What irks me more are the cars that pull in from the right lane in front of you, or the cars behind that try to turn before the front cars turn.

How is it clear? There are no signs. It does not specify clearly in the DMV test. Taiwanese don’t really know themselves. I have gotten mixed answers from cops that I have asked too. I have also seen police cars turn left on a solid green. So how exactly is it clear?

It’s to protect the pedestrians. Most left turning drivers only look for oncoming vehicles when they attempt to turn during a solid green, and sometimes when there is a small gap in the oncoming traffic, they just gun it and end up plowing into an unfortunate pedestrian, whose light is also green at that time. (I saw this on the news.) Next time when you’re at the intersection, check out the pedestrian light. You’ll see that it turns red just before the left green arrow comes on, so humans and cars are kept apart.

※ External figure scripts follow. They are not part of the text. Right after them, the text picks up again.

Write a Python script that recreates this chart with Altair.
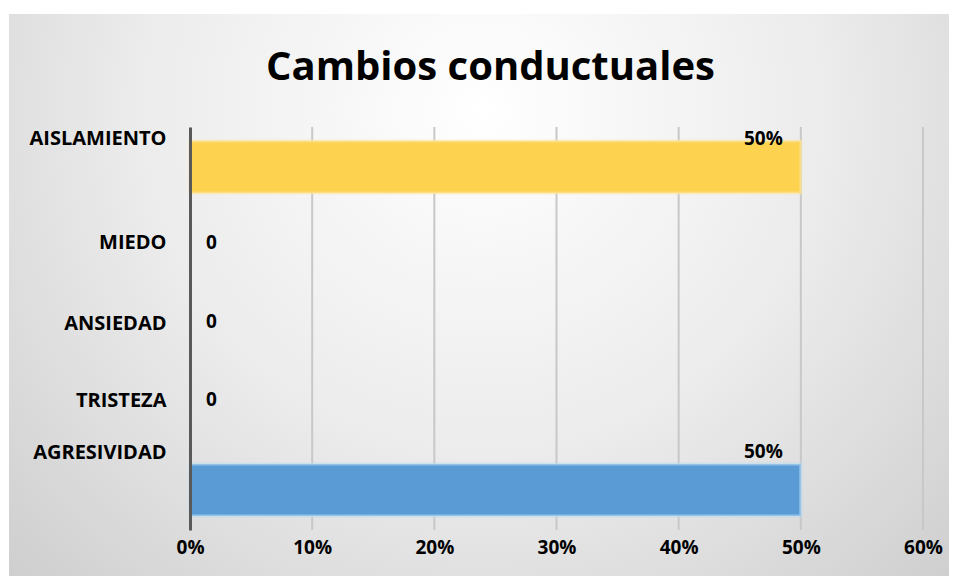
import altair as alt
import pandas as pd

categories = ["AGRESIVIDAD", "TRISTEZA", "ANSIEDAD", "MIEDO", "AISLAMIENTO"]
values = [0.5, 0.0, 0.0, 0.0, 0.5]
bar_colors = ["#5b9bd5", "#a5a5a5", "#70ad47", "#ed7d31", "#fdd24f"]
x_ticks = [0, 0.1, 0.2, 0.3, 0.4, 0.5, 0.6]

df = pd.DataFrame({"cat": categories, "v": values})
order = list(reversed(categories))
FONT = "Open Sans"

W, H = 733, 403

bg = alt.Chart(alt.Data(values=[{}])).mark_rect(
    fill=alt.RadialGradient(
        gradient="radial", x1=0.5, y1=0.3, r1=0.0, x2=0.5, y2=0.3, r2=0.8,
        stops=[alt.GradientStop(offset=0, color="#ffffff"),
               alt.GradientStop(offset=0.45, color="#ececec"),
               alt.GradientStop(offset=1, color="#c6c6c6")]),
    clip=False,
).encode(x=alt.value(-181), x2=alt.value(767), y=alt.value(-113), y2=alt.value(457))

yscale = alt.Scale(domain=order, paddingInner=0.356, paddingOuter=0.173)
xscale = alt.Scale(domain=[0, 0.6], nice=False)

grid = alt.Chart(pd.DataFrame({"t": x_ticks[1:]})).mark_rule(
    color="#c8c8c8", strokeWidth=2).encode(x=alt.X("t:Q", scale=xscale))

base = alt.Chart(df)

bars = base.mark_bar(strokeWidth=3, strokeOpacity=0.6).encode(
    x=alt.X("v:Q", scale=xscale, axis=alt.Axis(
        values=x_ticks, format=".0%", title=None, domain=False, ticks=False,
        grid=False, zindex=1, labelFlush=False,
        labelFont=FONT, labelFontWeight="bold", labelFontSize=19, labelColor="#000000",
        labelPadding=8)),
    y=alt.Y("cat:N", sort=order, scale=yscale, axis=alt.Axis(
        title=None, ticks=False, domainColor="#595959", domainWidth=3, zindex=1,
        labelFont=FONT, labelFontWeight="bold", labelFontSize=20, labelColor="#000000",
        labelPadding=24, labelLimit=300,
        labelOffset={"condition": [
            {"test": "datum.value == 'AGRESIVIDAD'", "value": -37},
            {"test": "datum.value == 'AISLAMIENTO'", "value": -28},
            {"test": "datum.value == 'TRISTEZA'", "value": -8}],
            "value": -5})),
    color=alt.Color("cat:N", scale=alt.Scale(domain=categories, range=bar_colors), legend=None),
    stroke=alt.Stroke("cat:N", scale=alt.Scale(domain=categories,
        range=["#bcdcf4", "transparent", "transparent", "transparent", "#fbe6a2"]), legend=None),
)

lbl_pos = base.transform_filter("datum.v > 0").transform_calculate(
    lab="format(datum.v, '.0%')",
    off="datum.cat == 'AGRESIVIDAD' ? -12 : -2",
).mark_text(align="right", dx=-18, font=FONT, fontWeight="bold", fontSize=19, color="#000000").encode(
    x=alt.X("v:Q", scale=xscale), y=alt.Y("cat:N", sort=order, scale=yscale),
    yOffset=alt.YOffset("off:Q", scale=None), text="lab:N")

lbl_zero = base.transform_filter("datum.v == 0").transform_calculate(
    off="datum.cat == 'TRISTEZA' ? 17 : (datum.cat == 'ANSIEDAD' ? 20 : 21)",
).mark_text(align="left", dx=16, font=FONT, fontWeight="bold", fontSize=19, color="#000000").encode(
    x=alt.X("v:Q", scale=xscale), y=alt.Y("cat:N", sort=order, scale=yscale),
    yOffset=alt.YOffset("off:Q", scale=None), text=alt.value("0"))

chart = alt.layer(bg, grid, bars, lbl_pos, lbl_zero).properties(
    width=W, height=H,
    title=alt.TitleParams("Cambios conductuales", font=FONT, fontSize=40, fontWeight="bold",
                          color="#000000", anchor="middle", frame="group", dx=-66, dy=40,
                          baseline="alphabetic", offset=-66),
    autosize=alt.AutoSizeParams(type="none"),
    padding={"left": 182, "top": 119, "right": 26, "bottom": 46},
    background="#ffffff",
).configure_view(stroke=None)

chart.save("out.html", embed_options={"renderer": "svg", "actions": False})
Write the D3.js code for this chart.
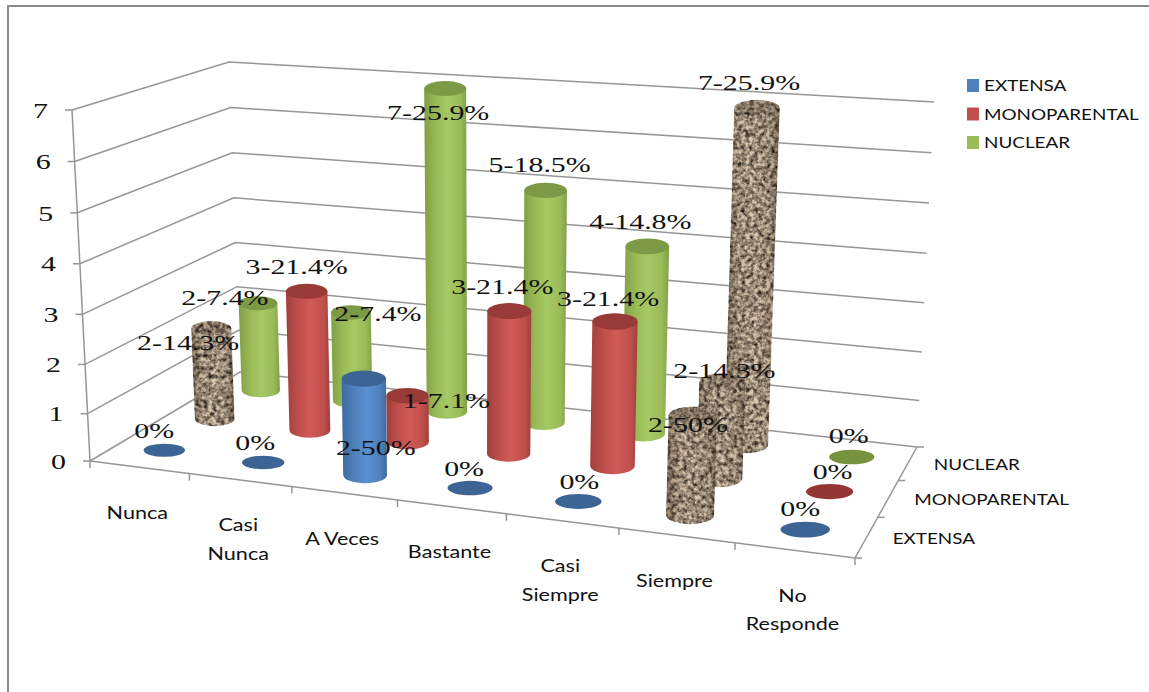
<!DOCTYPE html>
<html><head><meta charset="utf-8">
<script src="https://cdn.jsdelivr.net/npm/d3@7/dist/d3.min.js"></script>
<style>html,body{margin:0;padding:0;background:#fff;overflow:hidden}svg{display:block}</style>
</head><body>
<svg id="chart" width="1149" height="692"></svg>
<script>
// ---------- data ----------
const categories = [["Nunca"],["Casi","Nunca"],["A Veces"],["Bastante"],["Casi","Siempre"],["Siempre"],["No","Responde"]];
const seriesNames = ["EXTENSA","MONOPARENTAL","NUCLEAR"];
const extensa      = [0,0,2,0,0,2,0];
const monoparental = [2,3,1,3,3,2,0];
const nuclear      = [2,2,7,5,4,7,0];
const extensaPct      = ["0","0","50","0","0","50","0"];
const monoparentalPct = ["14.3","21.4","7.1","21.4","21.4","14.3","0"];
const nuclearPct      = ["7.4","7.4","25.9","18.5","14.8","25.9","0"];
const valueTicks = [0,1,2,3,4,5,6,7];
const texturedExtensa      = [0,0,0,0,0,1,0];
const texturedMonoparental = [1,0,0,0,0,1,0];
const texturedNuclear      = [0,0,0,0,0,1,0];

// ---------- layout ----------
const seriesValues = [extensa, monoparental, nuclear];
const seriesPct = [extensaPct, monoparentalPct, nuclearPct];
const seriesTex = [texturedExtensa, texturedMonoparental, texturedNuclear];
const fills = [
  {c:"#4f81bd", l:"#5a90d0", d:"#3d6a9f", top:"#3c6494", zero:"#3c6494"},
  {c:"#c0504d", l:"#d05a56", d:"#a03f3c", top:"#983a38", zero:"#943634"},
  {c:"#9bbb59", l:"#a6c964", d:"#7f9f45", top:"#7c9a45", zero:"#76923c"}];
// hand placement of the data labels relative to each cylinder's top centre
const labelNudges = [
  [[-10,-20],[-8,-20],[12,67],[-6,-20],[1,-20],[-5,8],[-5,-21]],
  [[-23,12],[-10,-25],[39,1],[-7,-25],[-7,-23],[2,-13],[3,-20]],
  [[-33,-8],[27,-1],[-7,24],[-6,-26],[-7,-25],[-8,-26],[-3,-22]]];

const floorQuad = [[90,461],[855,558],[917,447],[240,372]]; // front-left, front-right, back-right, back-left
const leanAt7   = [-18,18,17,-11];     // horizontal lean of a full-height upright at those corners
const heightAt7 = [351,378,345,310];   // screen height of a full-height upright at those corners
const catCentre = .48, catHalf = .21;

function homography(q){
  const [[x0,y0],[x1,y1],[x2,y2],[x3,y3]] = q;
  const dx1=x1-x2,dx2=x3-x2,sx=x0-x1+x2-x3,dy1=y1-y2,dy2=y3-y2,sy=y0-y1+y2-y3;
  const den=dx1*dy2-dx2*dy1;
  const g=(sx*dy2-dx2*sy)/den,h=(dx1*sy-sx*dy1)/den;
  const a=x1-x0+g*x1,b=x3-x0+h*x3,c=x0,d=y1-y0+g*y1,e=y3-y0+h*y3,f=y0;
  return (u,w)=>{const k=g*u+h*w+1;return [(a*u+b*w+c)/k,(d*u+e*w+f)/k];};
}
const hFloor=homography(floorQuad);
const catScale=d3.scaleLinear().domain([0,categories.length]).range([0,1]);
const depthScale=d3.scaleLinear().domain([0,seriesNames.length]).range([0,1]);
const valScale=d3.scalePow().exponent(1.03).domain([0,7]).range([0,1]);
const labelScale=d3.scaleLinear().domain([0,7]).range([0,1]);
const bilinear=(c,u,w)=>(c[0]*(1-u)+c[1]*u)*(1-w)+(c[3]*(1-u)+c[2]*u)*w;
function project(cat,depth,val,scale){
  const u=catScale(cat),w=depthScale(depth),t=(scale||valScale)(val);
  const a=hFloor(u,w);
  return [a[0]+bilinear(leanAt7,u,w)*t,a[1]-bilinear(heightAt7,u,w)*t];
}
// cylinders stop slightly short of their gridline, more so for tall ones
function cylTop(c,s,v){
  const p=project(c+catCentre,s+.5,v);
  return [p[0],p[1]+Math.max(0,v-1)];
}
function labelAnchor(c,s,v){
  const p=project(c+catCentre,s+.5,v,labelScale);
  return v>0?[p[0],p[1]+6]:p;
}

const svg=d3.select("#chart");
const defs=svg.append("defs");
fills.forEach((f,i)=>{
  const g=defs.append("linearGradient").attr("id","cyl"+i);
  [[0,f.d],[.3,f.c],[.55,f.l],[.85,f.c],[1,f.d]].forEach(s=>g.append("stop").attr("offset",s[0]).attr("stop-color",s[1]));
});
const gb=defs.append("linearGradient").attr("id","cylTex");
[[0,"#94846f"],[.25,"#cfbea8"],[.55,"#d9c9b4"],[.85,"#c5b49e"],[1,"#8a7a66"]].forEach(s=>gb.append("stop").attr("offset",s[0]).attr("stop-color",s[1]));
const flt=defs.append("filter").attr("id","granite").attr("x",0).attr("y",0).attr("width","100%").attr("height","100%").attr("color-interpolation-filters","sRGB");
flt.append("feTurbulence").attr("type","fractalNoise").attr("baseFrequency",.24).attr("numOctaves",3).attr("seed",4).attr("result","n");
flt.append("feColorMatrix").attr("in","n").attr("type","matrix")
  .attr("values","1.1 1.1 0 0 -0.38  1.1 1.1 0 0 -0.40  1.1 1.1 0 0 -0.42  0 0 0 0 1").attr("result","s");
flt.append("feBlend").attr("in","SourceGraphic").attr("in2","s").attr("mode","multiply").attr("result","m");
flt.append("feGaussianBlur").attr("in","m").attr("stdDeviation",.5).attr("result","b");
flt.append("feComposite").attr("in","b").attr("in2","SourceGraphic").attr("operator","in");

// frame
svg.append("rect").attr("x",8).attr("y",6).attr("width",1300).attr("height",900)
  .attr("fill","none").attr("stroke","#8c8c8c").attr("stroke-width",2);

// grid
const gridColor="#969696";
const line=d3.line();
const nC=categories.length,nS=seriesNames.length;
const grid=svg.append("g").attr("fill","none").attr("stroke",gridColor).attr("stroke-width",1.5);
grid.selectAll("path.g").data(valueTicks).join("path").attr("class","g")
  .attr("d",v=>line([project(0,0,v),project(0,nS,v),project(nC,nS,v)]));
grid.append("path").attr("d",line([project(0,0,0),project(0,0,7)]));
grid.append("path").attr("d",line([project(0,0,0),project(nC,0,0),project(nC,nS,0)]));
grid.selectAll("path.vt").data(valueTicks).join("path").attr("class","vt")
  .attr("d",v=>{const p=project(0,0,v);return line([[p[0]-7,p[1]],p]);});
grid.selectAll("path.ct").data(d3.range(0,nC+1)).join("path").attr("class","ct")
  .attr("d",i=>{const p=project(i,0,0);return line([p,[p[0],p[1]+7]]);});
grid.selectAll("path.dt").data(d3.range(0,nS+1)).join("path").attr("class","dt")
  .attr("d",i=>{const p=project(nC,i,0);return line([p,[p[0]+7,p[1]]]);});

// text helper
function stretched(sel,x,y,str,font,size,sx,anchor,fill){
  return sel.append("text").attr("transform",`translate(${x},${y}) scale(${sx},1)`)
    .attr("font-family",font).attr("font-size",size).attr("text-anchor",anchor||"middle")
    .attr("dy",".35em").attr("fill",fill||"#111").text(str);
}
const SERIF="'Liberation Serif',serif", SANS="Lato,'Noto Sans',sans-serif";

// cylinders: back row first
const marks=svg.append("g");
d3.range(nS-1,-1,-1).forEach(s=>{
  d3.range(0,nC).forEach(c=>{
    const v=seriesValues[s][c];
    const base=project(c+catCentre,s+.5,0), top=cylTop(c,s,v);
    const bl=project(c+catCentre-catHalf,s+.5,0), br=project(c+catCentre+catHalf,s+.5,0);
    const rx=Math.hypot(br[0]-bl[0],br[1]-bl[1])/2, ry=rx*.37;
    const f=fills[s], tex=seriesTex[s][c];
    if(v===0){
      marks.append("ellipse").attr("cx",base[0]).attr("cy",base[1]).attr("rx",rx).attr("ry",rx*.32).attr("fill",f.zero);
      return;
    }
    const tl=project(c+catCentre-catHalf,s+.5,v), tr=project(c+catCentre+catHalf,s+.5,v);
    const rt=Math.hypot(tr[0]-tl[0],tr[1]-tl[1])/2;
    const g=marks.append("g");
    const body=`M${top[0]-rt},${top[1]}L${base[0]-rx},${base[1]}A${rx},${ry} 0 0 0 ${base[0]+rx},${base[1]}L${top[0]+rt},${top[1]}Z`;
    g.append("path").attr("d",body).attr("fill",tex?"url(#cylTex)":`url(#cyl${s})`)
      .attr("filter",tex?"url(#granite)":null);
    g.append("ellipse").attr("cx",top[0]).attr("cy",top[1]).attr("rx",rt).attr("ry",ry)
      .attr("fill",tex?"#b3a28e":f.top).attr("filter",tex?"url(#granite)":null);
  });
});

// data labels
const labels=svg.append("g");
d3.range(nS).forEach(s=>d3.range(nC).forEach(c=>{
  const v=seriesValues[s][c], a=labelAnchor(c,s,v), n=labelNudges[s][c];
  const str=v===0?"0%":`${v}-${seriesPct[s][c]}%`;
  stretched(labels,a[0]+n[0],a[1]+n[1],str,SERIF,22,1.36);
}));

// value axis labels
valueTicks.forEach(v=>{
  const p=project(0,0,v);
  stretched(svg,p[0]-24,p[1],String(v),SERIF,22,1.36,"end");
});
// category labels
categories.forEach((lines,i)=>{
  const p=project(i+.5,0,0);
  lines.forEach((t,k)=>stretched(svg,p[0]-2,p[1]+45+k*28.5,t,SANS,18,1.2));
});
// depth labels
seriesNames.forEach((t,i)=>{
  const p=project(nC,i+.5,0);
  stretched(svg,p[0]+26,p[1]+1,t,SANS,16,1.18,"start");
});
// legend
seriesNames.forEach((t,i)=>{
  const y=85.5+i*28.5;
  svg.append("rect").attr("x",967).attr("y",y-6.5).attr("width",12).attr("height",13).attr("fill",fills[i].c);
  stretched(svg,984,y,t,SANS,16,1.18,"start");
});
</script>
</body></html>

The law allows to turn left or right as well as to go straight on a solid green when there is no other sign prohibiting it. Police seems to give tickets for the left turn often, though. There are some discussion on this problem by Taiwanese, and many say the law allows, but police not.

FYI, in Chinese though.
第 206 條 行車管制號誌各燈號顯示之意義如左:
(一) 在無其他標誌、標線禁制或指示下,圓形綠燈表示准許車輛直行或 左、右轉。

If you have a green light saying you can go, and no indication that you can’t go, how can it be illegal to make a left turn?